Personal information
- Full name: Joseph Charles Pabst
- Born: 1870 Eaglehawk, Victoria, Australia
- Died: 19 May 1924 (aged 53–54) Wellington, New Zealand
- Batting: Right-handed
- Role: Batsman, occasional wicket-keeper

Domestic team information
- 1894/95–1897/98: Auckland

Career statistics
| Competition | First-class |
| Matches | 5 |
| Runs scored | 71 |
| Batting average | 8.87 |
| 100s/50s | 0/0 |
| Top score | 20 |
| Balls bowled | 12 |
| Wickets | 0 |
| Bowling average | – |
| 5 wickets in innings | – |
| 10 wickets in match | – |
| Best bowling | – |
| Catches/stumpings | 5/1 |
- Source: Cricinfo, 22 September 2024

= Joseph Pabst =

New Zealand cricketer and physician (1870–1924)

Joseph Charles Pabst (1870 – 19 May 1924) was a New Zealand cricketer and doctor. He played five first-class matches for Auckland between 1894 and 1898, and practised as a doctor in Auckland and Wellington.

==Life and career==
Pabst's father was a German who migrated to Australia in 1860 and settled on the Bendigo goldfields, where he established a business as a butcher. Pabst was one of four children, two boys and two girls. He studied medicine at the University of Melbourne, graduating as a Bachelor of Medicine in 1892, was awarded first-class honours in 1893, when he was acting resident surgeon at the Melbourne Women's Hospital, and graduated as a Doctor of Medicine in 1897. He took up a position as house physician at Auckland Hospital in September 1894.

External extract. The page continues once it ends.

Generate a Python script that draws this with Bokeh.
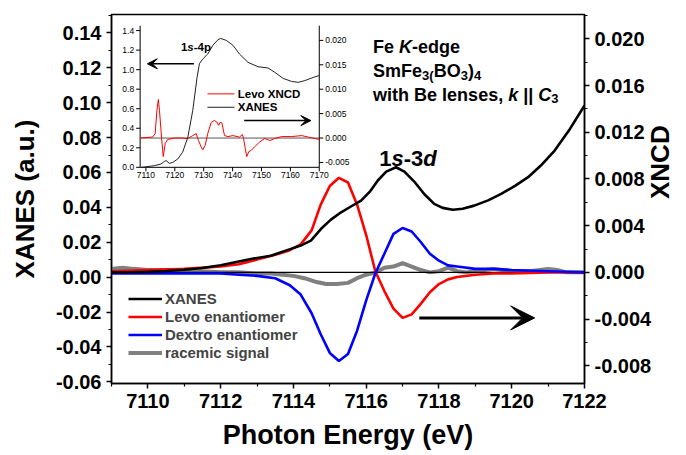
import numpy as np
from bokeh.plotting import figure
from bokeh.models import (Range1d, LinearAxis, FixedTicker, PrintfTickFormatter,
                          Legend, LegendItem, Arrow, VeeHead, Label)
from bokeh.core.properties import value
from bokeh.embed import file_html
from bokeh.resources import INLINE

FONT = "Liberation Sans"

# ---------------- main panel data ----------------
xanes_e = [7109.0, 7109.5, 7110.0, 7110.5, 7111.0, 7111.5, 7112.0, 7112.5, 7112.83, 7113.38,
           7113.93, 7114.2, 7114.48, 7114.76, 7115.03, 7115.31, 7115.58, 7115.86, 7116.1, 7116.32,
           7116.55, 7116.82, 7117.05, 7117.32, 7117.6, 7117.87, 7118.1, 7118.38, 7118.65, 7118.97,
           7119.35, 7119.71, 7120.1, 7120.45, 7120.8, 7121.18, 7121.6, 7122.0]
xanes = [0.0027, 0.0028, 0.0030, 0.0035, 0.0042, 0.0052, 0.0068, 0.0090, 0.0104, 0.0123,
         0.0162, 0.0181, 0.0209, 0.0277, 0.0330, 0.0372, 0.0405, 0.0439, 0.0490, 0.0554,
         0.0605, 0.0630, 0.0605, 0.0548, 0.0475, 0.0420, 0.0397, 0.0386, 0.0392, 0.0410,
         0.0440, 0.0477, 0.0525, 0.0573, 0.0640, 0.0726, 0.0850, 0.0984]

xncd_e = [7109.0, 7110.0, 7111.0, 7112.0, 7112.5, 7113.0, 7113.5, 7113.9, 7114.2, 7114.5,
          7114.75, 7115.0, 7115.25, 7115.5, 7115.75, 7116.0, 7116.25, 7116.5, 7116.75, 7117.0,
          7117.25, 7117.5, 7117.75, 7118.0, 7118.25, 7118.5, 7119.0, 7119.5, 7120.0, 7121.0, 7122.0]
levo = [0.0001, 0.0002, 0.0003, 0.0005, 0.0007, 0.0011, 0.0015, 0.0019, 0.0024, 0.0036,
        0.0058, 0.0074, 0.0081, 0.0077, 0.0058, 0.0032, 0.0001, -0.0016, -0.0031, -0.0039,
        -0.0036, -0.0027, -0.0017, -0.0010, -0.0006, -0.0004, -0.0002, -0.0001, -0.0001, 0.0000, 0.0000]
dextro = [-0.0001, -0.0001, -0.0001, -0.0001, -0.0002, -0.0003, -0.0005, -0.0011, -0.0019, -0.0035,
          -0.0053, -0.0069, -0.0076, -0.0070, -0.0050, -0.0024, -0.0001, 0.0016, 0.0033, 0.0038,
          0.0035, 0.0026, 0.0016, 0.0010, 0.0006, 0.0005, 0.0003, 0.0003, 0.0002, 0.0001, 0.0000]

rac_e = [7109.0, 7109.3, 7109.6, 7110.0, 7110.5, 7111.0, 7111.5, 7112.0, 7112.5, 7113.0,
         7113.4, 7113.7, 7114.0, 7114.3, 7114.6, 7114.9, 7115.2, 7115.5, 7115.75, 7116.0,
         7116.27, 7116.5, 7116.75, 7117.0, 7117.25, 7117.5, 7117.75, 7118.0, 7118.25, 7118.5,
         7118.75, 7119.0, 7119.5, 7119.75, 7120.0, 7120.5, 7121.0, 7121.25, 7121.5, 7122.0]
racemic = [0.0003, 0.0004, 0.0003, 0.0002, 0.0002, 0.0001, 0.0001, 0.0000, 0.0000, -0.0001,
           -0.0001, -0.0002, -0.0003, -0.0005, -0.0008, -0.0010, -0.0010, -0.0009, -0.0005, -0.0002,
           0.0000, 0.0004, 0.0005, 0.0008, 0.0005, 0.0002, 0.0000, 0.0001, 0.0004, 0.0001,
           0.0000, 0.0001, 0.0003, 0.0002, 0.0001, 0.0001, 0.0003, 0.0002, 0.0000, 0.0000]

series_labels = ["XANES", "Levo enantiomer", "Dextro enantiomer", "racemic signal"]

x_ticks = [7110, 7112, 7114, 7116, 7118, 7120, 7122]
x_minor = [7109, 7111, 7113, 7115, 7117, 7119, 7121]
left_ticks = [-0.06, -0.04, -0.02, 0.0, 0.02, 0.04, 0.06, 0.08, 0.10, 0.12, 0.14]
left_minor = [-0.05, -0.03, -0.01, 0.01, 0.03, 0.05, 0.07, 0.09, 0.11, 0.13, 0.15]
right_ticks = [-0.008, -0.004, 0.0, 0.004, 0.008, 0.012, 0.016, 0.020]
right_minor = [-0.006, -0.002, 0.002, 0.006, 0.010, 0.014, 0.018, 0.022]

# ---------------- inset data ----------------
inset_xanes_e = [7108.3, 7110.0, 7112.9, 7115.2, 7116.4, 7117.0, 7118.1, 7119.3, 7121.0, 7122.7,
                 7124.5, 7126.2, 7127.7, 7128.5, 7129.7, 7131.4, 7133.2, 7134.7, 7135.8, 7137.8,
                 7140.1, 7142.4, 7145.3, 7148.8, 7152.3, 7154.6, 7157.5, 7160.4, 7162.7, 7165.0,
                 7167.9, 7170.0]
inset_xanes = [0.0, 0.005, 0.017, 0.034, 0.061, 0.068, 0.041, 0.051, 0.085, 0.154,
               0.307, 0.58, 0.92, 1.06, 1.11, 1.16, 1.25, 1.30, 1.32, 1.30,
               1.25, 1.16, 1.075, 1.03, 1.017, 0.973, 0.91, 0.88, 0.87, 0.888,
               0.92, 0.94]
inset_xncd_e = [7108.0, 7112.3, 7113.2, 7113.8, 7114.3, 7114.7, 7115.4, 7116.0, 7116.7, 7117.5,
                7119.8, 7122.7, 7124.5, 7126.2, 7127.4, 7128.2, 7129.1, 7129.7, 7130.5, 7131.4,
                7132.6, 7133.7, 7134.7, 7135.1, 7135.7, 7136.3, 7137.2, 7138.4, 7140.1, 7142.4,
                7143.4, 7143.8, 7144.4, 7144.9, 7145.6, 7146.5, 7147.6, 7149.4, 7151.1, 7152.9,
                7154.6, 7156.9, 7160.4, 7163.9, 7166.2, 7170.0]
inset_levo = [0.0, 0.0002, 0.0009, 0.0056, 0.0079, 0.0056, 0.0002, -0.0038, -0.0011, -0.0003,
              0.0, 0.0, -0.0001, 0.0005, 0.0009, -0.0005, -0.0018, -0.0024, -0.0015, 0.0009,
              0.0032, 0.0036, 0.0032, 0.0026, 0.0032, 0.0031, 0.0005, 0.0003, 0.0005, 0.0002,
              0.0007, -0.0001, -0.0022, -0.0038, -0.0028, -0.0025, -0.0018, -0.0008, -0.0001, -0.0005,
              -0.0001, 0.0003, 0.0003, 0.0005, 0.0002, -0.0003]
inset_labels = ["Levo XNCD", "XANES"]
inset_x_ticks = [7110, 7120, 7130, 7140, 7150, 7160, 7170]
inset_left_ticks = [0.0, 0.2, 0.4, 0.6, 0.8, 1.0, 1.2, 1.4]
inset_right_ticks = [-0.005, 0.0, 0.005, 0.010, 0.015, 0.020]

# ---------------- ranges ----------------
X0, X1 = 7109, 7122
IX0, IX1 = 7108, 7170          # inset x extent
IYL0, IYL1 = 0.0, 1.45         # inset left y extent

p = figure(frame_width=473, frame_height=369,
           min_border_left=111, min_border_right=102, min_border_top=14, min_border_bottom=72,
           x_range=Range1d(X0, X1), y_range=Range1d(-0.061, 0.1506),
           output_backend="svg", toolbar_location=None,
           background_fill_color="white", border_fill_color="white")
p.grid.visible = False
p.outline_line_color = "black"
p.outline_line_width = 1.5

p.extra_y_ranges = {"xncd": Range1d(-0.00952, 0.02209),
                    "iyl": Range1d(-2.2133, 1.5647),
                    "iyr": Range1d(-0.05027, 0.02530)}
p.extra_x_ranges = {"ix": Range1d(7098.09, 7261.79)}

right_axis = LinearAxis(y_range_name="xncd")
p.add_layout(right_axis, "right")

def style_axis(ax, title, label_size="20px", title_size="26px"):
    ax.axis_label = title
    ax.axis_label_text_font = FONT
    ax.axis_label_text_font_style = "bold"
    ax.axis_label_text_font_size = title_size
    ax.axis_label_text_color = "black"
    ax.major_label_text_font = FONT
    ax.major_label_text_font_style = "bold"
    ax.major_label_text_font_size = label_size
    ax.major_label_text_color = "black"
    ax.axis_line_width = 1.5
    ax.major_tick_line_width = 1.5
    ax.minor_tick_line_width = 1.2
    ax.major_tick_out = 5
    ax.major_tick_in = 0
    ax.minor_tick_out = 3
    ax.minor_tick_in = 0
    ax.major_label_standoff = 5

xa = p.xaxis[0]
style_axis(xa, "Photon Energy (eV)", title_size="27px")
xa.ticker = FixedTicker(ticks=x_ticks, minor_ticks=x_minor)
xa.formatter = PrintfTickFormatter(format="%d")
xa.axis_label_standoff = 9

ya = p.yaxis[0]
style_axis(ya, "XANES (a.u.)")
ya.ticker = FixedTicker(ticks=left_ticks, minor_ticks=left_minor)
ya.formatter = PrintfTickFormatter(format="%.2f")
ya.axis_label_standoff = 13

style_axis(right_axis, "XNCD")
right_axis.ticker = FixedTicker(ticks=right_ticks, minor_ticks=right_minor)
right_axis.formatter = PrintfTickFormatter(format="%.3f")
right_axis.axis_label_standoff = 6
right_axis.axis_label_orientation = np.pi / 2

# ---------------- main curves ----------------
r_rac = p.line(rac_e, racemic, color="#808080", line_width=4, y_range_name="xncd")
p.line([X0, X1], [0, 0], color="black", line_width=1.2, y_range_name="xncd")
r_levo = p.line(xncd_e, levo, color="#ff0000", line_width=2.6, y_range_name="xncd")
r_dex = p.line(xncd_e, dextro, color="#0000ff", line_width=2.6, y_range_name="xncd")
r_xan = p.line(xanes_e, xanes, color="black", line_width=2.6)

legend = Legend(items=[LegendItem(label=series_labels[0], renderers=[r_xan]),
                       LegendItem(label=series_labels[1], renderers=[r_levo]),
                       LegendItem(label=series_labels[2], renderers=[r_dex]),
                       LegendItem(label=series_labels[3], renderers=[r_rac])],
                location=(17, 22), label_text_font=FONT, label_text_font_style="bold",
                label_text_font_size="15px", glyph_width=34, glyph_height=17,
                label_height=17, spacing=1, padding=0, margin=0, label_standoff=3,
                border_line_alpha=0, background_fill_alpha=0)
p.add_layout(legend)

p.add_layout(Arrow(x_start=7117.46, y_start=-0.0039, x_end=7120.63, y_end=-0.0039,
                   y_range_name="xncd", line_width=3, line_color="black",
                   end=VeeHead(size=24, fill_color="black", line_color="black")))

def seg_label(x, y, parts, size, yr="xncd", xr="default"):
    for off, txt, style, fs, dy in parts:
        p.add_layout(Label(x=x, y=y, x_offset=off, y_offset=dy, text=txt,
                           x_range_name=xr, y_range_name=yr,
                           text_font=FONT, text_font_style=style,
                           text_font_size=fs if fs else size, text_baseline="alphabetic",
                           text_color="black"))

TX = 7116.19
seg_label(TX, 0.01929, [(0, "Fe", "bold", None, 0), (26, "K", "bold italic", None, 0),
                        (39, "-edge", "bold", None, 0)], "18px")
seg_label(TX, 0.01723, [(0, "SmFe", "bold", None, 0), (49, "3(", "bold", "13px", -4),
                        (60.6, "BO", "bold", None, 0), (87.6, "3", "bold", "13px", -4),
                        (94.8, ")", "bold", None, 0), (100.8, "4", "bold", "13px", -4)], "18px")
seg_label(TX, 0.01523, [(0, "with Be lenses,", "bold", None, 0), (135.1, "k", "bold italic", None, 0),
                        (150.1, "||", "bold", None, 0), (165.2, "C", "bold italic", None, 0),
                        (178.2, "3", "bold", "13px", -4)], "18px")
seg_label(7116.36, 0.00972, [(0, "1", "bold", None, 0), (12.2, "s", "bold italic", None, 0),
                             (24.4, "-3", "bold", None, 0), (44.0, "d", "bold italic", None, 0)], "22px")

# ---------------- inset ----------------
ik = dict(x_range_name="ix", y_range_name="iyl")
ikr = dict(x_range_name="ix", y_range_name="iyr")
p.line([IX0, IX0, IX1, IX1], [IYL1, IYL0, IYL0, IYL1], color="black", line_width=1, **ik)
p.line([IX0, IX1], [0, 0], color="#555555", line_width=1, **ikr)
p.ray(x=[IX0] * len(inset_left_ticks), y=inset_left_ticks, length=4, length_units="screen",
      angle=np.pi, color="black", line_width=1, **ik)
p.ray(x=inset_x_ticks, y=[IYL0] * len(inset_x_ticks), length=4, length_units="screen",
      angle=-np.pi / 2, color="black", line_width=1, **ik)
p.ray(x=[IX1] * len(inset_right_ticks), y=inset_right_ticks, length=4, length_units="screen",
      angle=0, color="black", line_width=1, **ikr)
p.text(x=[IX0] * len(inset_left_ticks), y=inset_left_ticks,
       text=["%.1f" % v for v in inset_left_ticks], x_offset=-6, text_align="right",
       text_baseline="middle", text_font=value(FONT), text_font_size="8.5px", **ik)
p.text(x=inset_x_ticks, y=[IYL0] * len(inset_x_ticks), text=["%d" % v for v in inset_x_ticks],
       y_offset=5, text_align="center", text_baseline="top", text_font=value(FONT),
       text_font_size="8.5px", **ik)
p.text(x=[IX1] * len(inset_right_ticks), y=inset_right_ticks,
       text=["%.3f" % v for v in inset_right_ticks], x_offset=6, text_align="left",
       text_baseline="middle", text_font=value(FONT), text_font_size="8.5px", **ikr)

p.line(inset_xncd_e, inset_levo, color="#ff0000", line_width=1, **ikr)
p.line(inset_xanes_e, inset_xanes, color="#222222", line_width=1, **ik)

# inset legend
p.ray(x=[7131.3, 7131.3], y=[0.752, 0.615], length=27, length_units="screen", angle=0,
      color=["#ff0000", "#222222"], line_width=1, **ik)
p.text(x=[7141.8, 7141.8], y=[0.752, 0.615], text=inset_labels, text_baseline="middle",
       text_font=value(FONT), text_font_style="bold", text_font_size="11.5px", **ik)

p.add_layout(Arrow(x_start=7126.6, y_start=1.06, x_end=7110.5, y_end=1.06, line_width=1.5,
                   end=VeeHead(size=10, fill_color="black", line_color="black"), **ik))
p.add_layout(Arrow(x_start=7144.0, y_start=0.00357, x_end=7167.1, y_end=0.00357, line_width=1.5,
                   end=VeeHead(size=10, fill_color="black", line_color="black"), **ikr))

seg_label(7122.1, 1.23, [(0, "1", "bold", None, 0), (6.4, "s", "bold italic", None, 0),
                         (12.8, "-4p", "bold", None, 0)], "11.5px", yr="iyl", xr="ix")

open("out.html", "w").write(file_html(p, INLINE))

Pabst played cricket as a batsman and occasional wicket-keeper. Playing for the Gordon club in senior Auckland cricket, he was one of the leading batsmen in the competition in 1894–95. He made his first-class cricket debut in January 1895, captaining Auckland to victory over the touring Fijians.

Pabst married Frederica Isabel Peacocke in Auckland in August 1901. They moved to Wellington in 1922, where he went into private practice. He injured himself when he slipped on the stairs outside his surgery and died a few weeks later in May 1924, leaving a widow and several daughters.